HILL: Ethical blindness in the Biden White House 

FILE - President Joe Biden listens to a question during an interview with The Associated Press in the Oval Office of the White House, Thursday, June 16, 2022, in Washington. The AP has photographed Biden in the Oval Office on several occasions in 2022, including during an interview with the AP. Numerous events have also been captured at the Oval Office on video. (AP Photo/Evan Vucci, File)

Joe Biden apparently never called the Senate Ethics office during his 36-year career on Capitol Hill. 

“If you have to call the Ethics Department to get advice, it’s probably not the right thing to do in the first place.”  That was the answer I got many times when I called the Senate or House ethics offices for guidance about a specific invitation or request for our office. 

It is good advice in general. If you need someone else’s advice as to whether something you want to do is right or wrong ― your internal ethical balance scale is probably off-kilter. 

Who in their right mind would ever ask a sitting Vice President of the United States of America, who happened to be your father, to join in on a conference call with a shady foreign government official in the first place?  And then threaten said official to pay you ― “or else my daddy is going to do something really, really bad to you!” as his son, Hunter Biden, did?   

And who in their right mind would have done it? I worked for Congressman Alex McMillan who said he would rather have hot pokers stuck in both eyes before he would overstep ethical boundaries as a public servant. 

It defies common-sense and congressional propriety. It may not rise to the level of treason ― unless Hunter sold nuclear secrets he got from Joe to the Chinese ― but it sure was unethical and it sure was stupid. 

Every new Member of Congress, Senator and their staff are told explicitly during Capitol Hill orientation sessions to assiduously avoid any contact with anyone requesting help on A) any business transaction and B) any case which was already in the court system.  

Not only does it look bad, it is bad. The Bidens were complicit in using the imprimatur of a US-sanctioned federal office for personal gain which is exactly the opposite of what the United States was set up to avoid in the first place ― no special favors by coercive government practices to benefit kings, dukes and duchesses.  

Then-VP Joe Biden publicly bragged about how he ― and he alone ― got Ukrainian prosecutor-general Viktor Shokin fired before he could investigate Burisma, an oil and natural gas company in 2016. Burisma was paying Hunter Biden at least $1 million per year to be their general counsel and on their board of directors at the time. 
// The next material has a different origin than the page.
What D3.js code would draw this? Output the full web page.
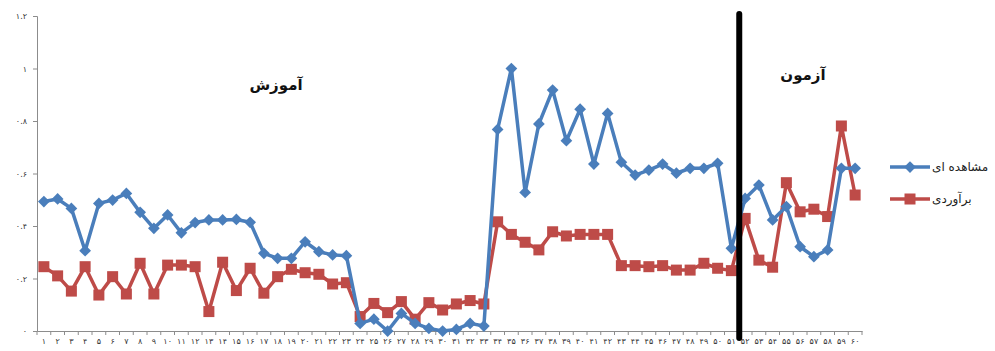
<!DOCTYPE html>
<html>
<head>
<meta charset="utf-8">
<script src="https://cdn.jsdelivr.net/npm/d3@7"></script>
<style>
  html, body { margin: 0; padding: 0; background: #fff; }
  svg { display: block; }
  text { font-family: "DejaVu Sans", "Noto Sans", sans-serif; }
</style>
</head>
<body>
<svg id="chart" width="995" height="351"></svg>
<script>
// Sample numbers (1..60)
const categories = [1,2,3,4,5,6,7,8,9,10,11,12,13,14,15,16,17,18,19,20,
  21,22,23,24,25,26,27,28,29,30,31,32,33,34,35,36,37,38,39,40,
  41,42,43,44,45,46,47,48,49,50,51,52,53,54,55,56,57,58,59,60];

// Observed values
const observed = [0.493,0.503,0.467,0.306,0.486,0.499,0.524,0.452,0.391,0.442,
  0.374,0.413,0.423,0.423,0.425,0.414,0.296,0.277,0.277,0.340,
  0.302,0.290,0.287,0.029,0.045,0.000,0.067,0.029,0.010,0.000,
  0.006,0.029,0.019,0.768,1.000,0.528,0.789,0.918,0.725,0.845,
  0.636,0.829,0.643,0.594,0.613,0.636,0.601,0.620,0.620,0.639,
  0.315,0.505,0.556,0.423,0.474,0.321,0.283,0.309,0.620,0.620];

// Estimated values
const estimated = [0.245,0.210,0.152,0.245,0.137,0.207,0.141,0.258,0.141,0.251,
  0.251,0.245,0.074,0.262,0.154,0.239,0.144,0.207,0.235,0.222,
  0.216,0.179,0.184,0.055,0.105,0.070,0.112,0.045,0.108,0.080,
  0.103,0.116,0.103,0.416,0.368,0.338,0.309,0.378,0.362,0.368,
  0.368,0.368,0.249,0.249,0.245,0.249,0.232,0.232,0.258,0.239,
  0.230,0.429,0.270,0.243,0.565,0.454,0.464,0.436,0.781,0.518];

const yTicks = [0, 0.2, 0.4, 0.6, 0.8, 1, 1.2];
const yTickLabels = ["۰", "۰.۲", "۰.۴", "۰.۶", "۰.۸", "۱", "۱.۲"];
const seriesNames = ["مشاهده ای", "برآوردی"];
const regionLabels = ["آموزش", "آزمون"];
const trainTestSplit = 51; // last training sample

const faDigits = "۰۱۲۳۴۵۶۷۸۹";
const toFa = n => String(n).replace(/\d/g, d => faDigits[+d]);

const svg = d3.select("#chart");
const plotLeft = 37, plotRight = 862, plotTop = 16, plotBottom = 331;

const x = d3.scaleBand().domain(categories).range([plotLeft, plotRight]).padding(0);
const y = d3.scaleLinear().domain([0, 1.2]).range([plotBottom, plotTop]);
const cx = d => x(d) + x.bandwidth() / 2;

const axisColor = "#8c8c8c";

// Y axis
const yAxis = svg.append("g").attr("transform", `translate(${plotLeft},0)`)
  .call(d3.axisLeft(y).tickValues(yTicks).tickSize(4)
    .tickFormat((d, i) => yTickLabels[i]));
yAxis.select(".domain").attr("stroke", axisColor);
yAxis.selectAll(".tick line").attr("stroke", axisColor);
yAxis.selectAll(".tick text").attr("font-size", 8).attr("fill", "#333")
  .attr("x", -10);

// X axis with boundary ticks
const xAxis = svg.append("g").attr("transform", `translate(0,${plotBottom})`)
  .call(d3.axisBottom(x).tickSize(0).tickFormat(d => toFa(d)));
xAxis.select(".domain").attr("stroke", axisColor);
xAxis.selectAll(".tick text").attr("font-size", 8).attr("fill", "#333").attr("dy", "1.3em");
const boundaries = categories.map(d => x(d)).concat([plotRight]);
svg.append("g").selectAll("line").data(boundaries).join("line")
  .attr("x1", d => d).attr("x2", d => d)
  .attr("y1", plotBottom).attr("y2", plotBottom + 4)
  .attr("stroke", axisColor);

const blue = "#4A7EBB", red = "#BE4B48";

const line = d3.line().x((d, i) => cx(categories[i])).y(d => y(d));

// Estimated series (squares)
svg.append("path").datum(estimated).attr("d", line)
  .attr("fill", "none").attr("stroke", red).attr("stroke-width", 3.5)
  .attr("stroke-linejoin", "round");
svg.append("g").selectAll("rect").data(estimated).join("rect")
  .attr("x", (d, i) => cx(categories[i]) - 5.5).attr("y", d => y(d) - 5.5)
  .attr("width", 11).attr("height", 11).attr("fill", red);

// Observed series (diamonds)
svg.append("path").datum(observed).attr("d", line)
  .attr("fill", "none").attr("stroke", blue).attr("stroke-width", 3.5)
  .attr("stroke-linejoin", "round");
const diamond = d3.symbol().type(d3.symbolDiamond2).size(88);
svg.append("g").selectAll("path").data(observed).join("path")
  .attr("d", diamond)
  .attr("transform", (d, i) => `translate(${cx(categories[i])},${y(d)})`)
  .attr("fill", blue);

// Train / test divider
const splitX = x(trainTestSplit) + x.bandwidth() + 1;
svg.append("line").attr("x1", splitX).attr("x2", splitX)
  .attr("y1", 14).attr("y2", 338)
  .attr("stroke", "#000").attr("stroke-width", 6).attr("stroke-linecap", "round");

// Region titles
svg.append("text").attr("x", 276).attr("y", 90).attr("text-anchor", "middle")
  .attr("font-size", 15).attr("font-weight", "bold").attr("fill", "#111")
  .text(regionLabels[0]);
svg.append("text").attr("x", 803).attr("y", 80).attr("text-anchor", "middle")
  .attr("font-size", 15).attr("font-weight", "bold").attr("fill", "#111")
  .text(regionLabels[1]);

// Legend
const legend = svg.append("g");
const legendRows = [
  { name: seriesNames[0], color: blue, shape: "diamond", yy: 167 },
  { name: seriesNames[1], color: red, shape: "square", yy: 199 }
];
legendRows.forEach(r => {
  legend.append("line").attr("x1", 890).attr("x2", 930)
    .attr("y1", r.yy).attr("y2", r.yy).attr("stroke", r.color).attr("stroke-width", 3.5);
  if (r.shape === "diamond") {
    legend.append("path").attr("d", diamond)
      .attr("transform", `translate(910,${r.yy})`).attr("fill", r.color);
  } else {
    legend.append("rect").attr("x", 904.5).attr("y", r.yy - 5.5)
      .attr("width", 11).attr("height", 11).attr("fill", r.color);
  }
  legend.append("text").attr("x", 932).attr("y", r.yy + 4)
    .attr("font-size", 12).attr("fill", "#222").text(r.name);
});
</script>
</body>
</html>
The Obama-Biden Administration then proceeded to send $1 billion of your US tax dollars to Ukraine for some reason.  If that doesn’t sound fishy and under-handed, nothing in government is. At the very least, Biden should have kept his mouth shut and no one would have known about his son’s relationship with Burisma. 

Biden didn’t because he couldn’t. 

Biden was proud of the fact he was an “Average Joe from Scranton.” When annual financial disclosures were published, he almost always was ranked as one of the Senators with the lowest net worth throughout his career starting in 1973. And yet he owns a home in Wilmington, Delaware and a mansion in Rehoboth Beach he bought for $2.7 million in 2017 when he left the VP position. 

His 2007 Senate Ethics Financial Disclosure form revealed the following information: 

Sen. Joe Biden, D-Del., chairman, Senate Foreign Relations Committee. Earned income: $185,700. Honoraria, all donated to charity: $800. Major assets: Bank accounts and life insurance policies, $19,000-$110,000; three bank accounts held jointly with his wife, $3,000-$45,000. Major sources of unearned income: Life insurance dividends, $1,000-$2,500. Major liabilities: Loan against life insurance policies, $15,001-$50,000; lines of credit, $114,002-$300,000; credit union note, less than $10,000.  

Jill Biden’s assets, which include money market funds, real estate trusts and a pension fund, are worth $40,000-$250,000. 

Biden made $235,000 annually as Vice President.  

Perhaps Joe Biden is the “real” real estate magician, not Donald Trump. Either that or his son funneled unreported income to pay his dad’s bills on his two mansions in which case there may be tax evasion and tax fraud issues which should be brought against both men. 

At the very minimum, what Biden and his son did was stupid and unethical. The worst thing they can do is continue to cover it all up with more lies and subterfuge. Lying is what got Richard Nixon into trouble over Watergate, not the stupidity of the break-in itself.